Mel Gibson and Helen Hunt are receiving high marks from most critics for What Women Want, even while the film itself is being dismissed by many of them as "predictable" and "trite."

Robert Denerstein, writing for the Scripps Howard News Service observes: "The early comic scenes are so broadly conceived you may not believe that a palatable (and even pleasurable) movie waits in the wings. That movie arrives with Hunt, who has never brought this much glamor to a big-screen role."

Glenn Whipp in the Los Angeles Daily News bestows this praise on Gibson: "If, as the adage goes, 'dying is easy, comedy is hard,' then Gibson has pulled off a career-altering feat with this movie."

Summing up, Joe Morgenstern writes in today's Wall Street Journal: "What Women Want ... is a case of a gimmicky premise gone right."

And Eleanor Ringel Gillespie concludes in the Atlanta Journal-Constitution: "If you're in the mood for some well-done fluff - with some deft performances and bright dialogue - you could do a lot worse."
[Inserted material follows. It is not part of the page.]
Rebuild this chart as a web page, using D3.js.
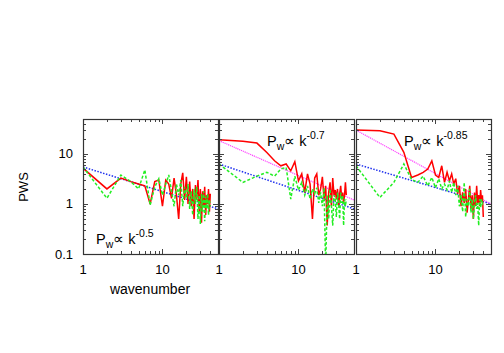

Several reviewers, incidentally, observe that the Mel Gibson role resembles many of those played by Cary Grant a half century ago. Indeed, Jami Bernard in the New York Daily News comments: "It's a movie that also answers the question: What do action stars want when they get too old to be taken seriously as lethal weapons? The answer is: They want to be Cary Grant, and Gibson, as he demonstrates here, has a shot at it."